Problem statement: Could you write out every record below exactly, leaving out any pictures?

—————

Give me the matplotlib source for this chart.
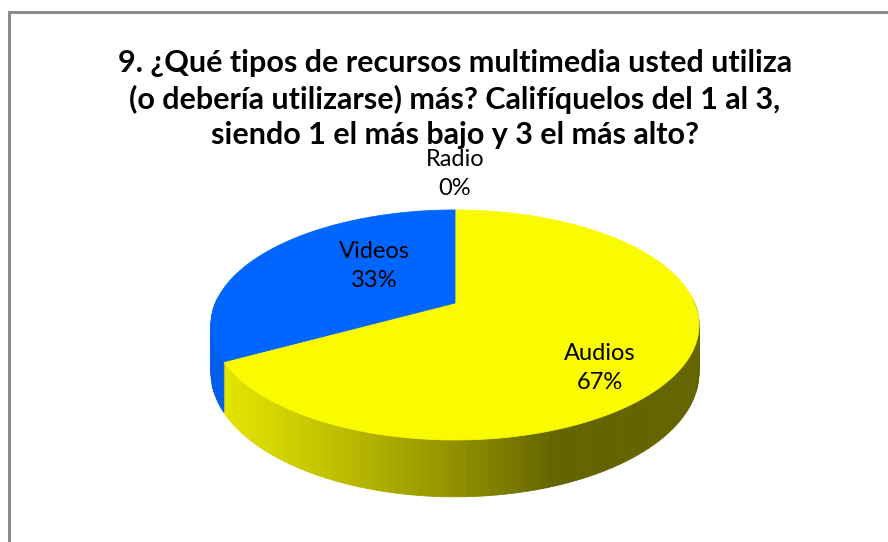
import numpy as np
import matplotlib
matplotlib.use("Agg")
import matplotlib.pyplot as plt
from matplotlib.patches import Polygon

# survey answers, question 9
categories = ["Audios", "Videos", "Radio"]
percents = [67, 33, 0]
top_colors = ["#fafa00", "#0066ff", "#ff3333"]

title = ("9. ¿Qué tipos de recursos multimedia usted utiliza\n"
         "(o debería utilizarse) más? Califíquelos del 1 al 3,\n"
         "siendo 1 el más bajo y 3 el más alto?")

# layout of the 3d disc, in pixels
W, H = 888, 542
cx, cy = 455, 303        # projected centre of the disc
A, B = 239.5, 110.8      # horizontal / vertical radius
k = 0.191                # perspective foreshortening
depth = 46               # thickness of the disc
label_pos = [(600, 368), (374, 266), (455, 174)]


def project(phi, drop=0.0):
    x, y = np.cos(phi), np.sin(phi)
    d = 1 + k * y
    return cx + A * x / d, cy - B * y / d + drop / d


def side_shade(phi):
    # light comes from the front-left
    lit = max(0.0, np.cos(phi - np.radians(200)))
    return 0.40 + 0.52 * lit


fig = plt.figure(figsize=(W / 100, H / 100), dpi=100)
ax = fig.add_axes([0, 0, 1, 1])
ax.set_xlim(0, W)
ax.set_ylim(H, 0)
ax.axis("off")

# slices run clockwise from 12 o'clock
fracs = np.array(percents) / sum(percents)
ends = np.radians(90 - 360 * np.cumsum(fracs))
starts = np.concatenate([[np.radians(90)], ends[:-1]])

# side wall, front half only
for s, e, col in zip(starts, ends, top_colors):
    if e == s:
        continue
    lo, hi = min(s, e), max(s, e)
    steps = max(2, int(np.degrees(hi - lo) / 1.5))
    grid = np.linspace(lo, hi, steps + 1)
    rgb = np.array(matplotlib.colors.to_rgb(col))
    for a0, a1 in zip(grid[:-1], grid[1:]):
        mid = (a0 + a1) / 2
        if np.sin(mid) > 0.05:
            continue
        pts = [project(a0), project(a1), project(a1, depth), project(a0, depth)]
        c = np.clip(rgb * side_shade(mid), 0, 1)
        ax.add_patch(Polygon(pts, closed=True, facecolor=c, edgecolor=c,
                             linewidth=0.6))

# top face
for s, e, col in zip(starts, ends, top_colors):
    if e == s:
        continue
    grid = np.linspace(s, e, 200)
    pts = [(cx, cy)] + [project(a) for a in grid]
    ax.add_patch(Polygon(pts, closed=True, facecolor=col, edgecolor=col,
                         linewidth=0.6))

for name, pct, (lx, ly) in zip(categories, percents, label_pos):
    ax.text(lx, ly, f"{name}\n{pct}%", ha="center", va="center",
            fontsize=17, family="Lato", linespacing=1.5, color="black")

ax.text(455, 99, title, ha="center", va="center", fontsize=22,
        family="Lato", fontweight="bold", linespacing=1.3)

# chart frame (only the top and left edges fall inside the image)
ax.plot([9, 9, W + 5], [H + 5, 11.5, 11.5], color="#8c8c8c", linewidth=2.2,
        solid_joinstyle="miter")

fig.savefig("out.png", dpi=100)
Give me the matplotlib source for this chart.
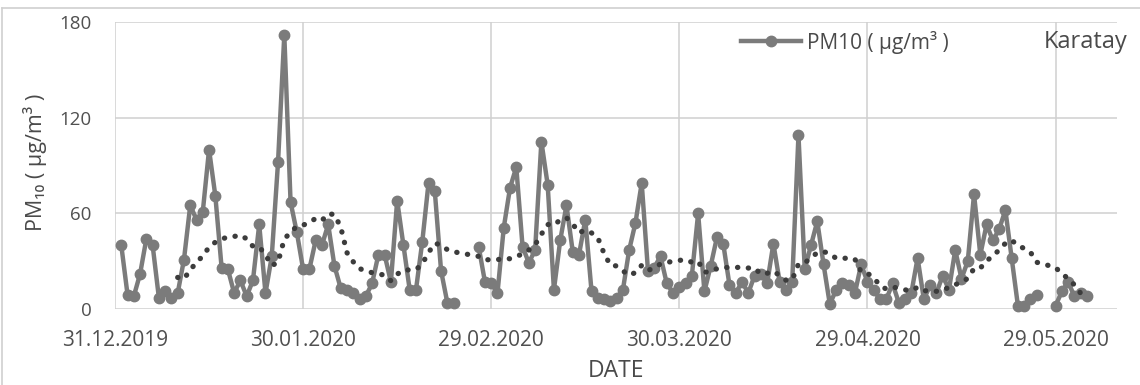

—————

Written answer:
Give me the matplotlib source for this chart.
import numpy as np
import matplotlib
matplotlib.use("Agg")
import matplotlib.pyplot as plt
from matplotlib.patches import Polygon

# survey answers, question 9
categories = ["Audios", "Videos", "Radio"]
percents = [67, 33, 0]
top_colors = ["#fafa00", "#0066ff", "#ff3333"]

title = ("9. ¿Qué tipos de recursos multimedia usted utiliza\n"
         "(o debería utilizarse) más? Califíquelos del 1 al 3,\n"
         "siendo 1 el más bajo y 3 el más alto?")

# layout of the 3d disc, in pixels
W, H = 888, 542
cx, cy = 455, 303        # projected centre of the disc
A, B = 239.5, 110.8      # horizontal / vertical radius
k = 0.191                # perspective foreshortening
depth = 46               # thickness of the disc
label_pos = [(600, 368), (374, 266), (455, 174)]


def project(phi, drop=0.0):
    x, y = np.cos(phi), np.sin(phi)
    d = 1 + k * y
    return cx + A * x / d, cy - B * y / d + drop / d


def side_shade(phi):
    # light comes from the front-left
    lit = max(0.0, np.cos(phi - np.radians(200)))
    return 0.40 + 0.52 * lit


fig = plt.figure(figsize=(W / 100, H / 100), dpi=100)
ax = fig.add_axes([0, 0, 1, 1])
ax.set_xlim(0, W)
ax.set_ylim(H, 0)
ax.axis("off")

# slices run clockwise from 12 o'clock
fracs = np.array(percents) / sum(percents)
ends = np.radians(90 - 360 * np.cumsum(fracs))
starts = np.concatenate([[np.radians(90)], ends[:-1]])

# side wall, front half only
for s, e, col in zip(starts, ends, top_colors):
    if e == s:
        continue
    lo, hi = min(s, e), max(s, e)
    steps = max(2, int(np.degrees(hi - lo) / 1.5))
    grid = np.linspace(lo, hi, steps + 1)
    rgb = np.array(matplotlib.colors.to_rgb(col))
    for a0, a1 in zip(grid[:-1], grid[1:]):
        mid = (a0 + a1) / 2
        if np.sin(mid) > 0.05:
            continue
        pts = [project(a0), project(a1), project(a1, depth), project(a0, depth)]
        c = np.clip(rgb * side_shade(mid), 0, 1)
        ax.add_patch(Polygon(pts, closed=True, facecolor=c, edgecolor=c,
                             linewidth=0.6))

# top face
for s, e, col in zip(starts, ends, top_colors):
    if e == s:
        continue
    grid = np.linspace(s, e, 200)
    pts = [(cx, cy)] + [project(a) for a in grid]
    ax.add_patch(Polygon(pts, closed=True, facecolor=col, edgecolor=col,
                         linewidth=0.6))

for name, pct, (lx, ly) in zip(categories, percents, label_pos):
    ax.text(lx, ly, f"{name}\n{pct}%", ha="center", va="center",
            fontsize=17, family="Lato", linespacing=1.5, color="black")

ax.text(455, 99, title, ha="center", va="center", fontsize=22,
        family="Lato", fontweight="bold", linespacing=1.3)

# chart frame (only the top and left edges fall inside the image)
ax.plot([9, 9, W + 5], [H + 5, 11.5, 11.5], color="#8c8c8c", linewidth=2.2,
        solid_joinstyle="miter")

fig.savefig("out.png", dpi=100)
Give me the matplotlib source for this chart.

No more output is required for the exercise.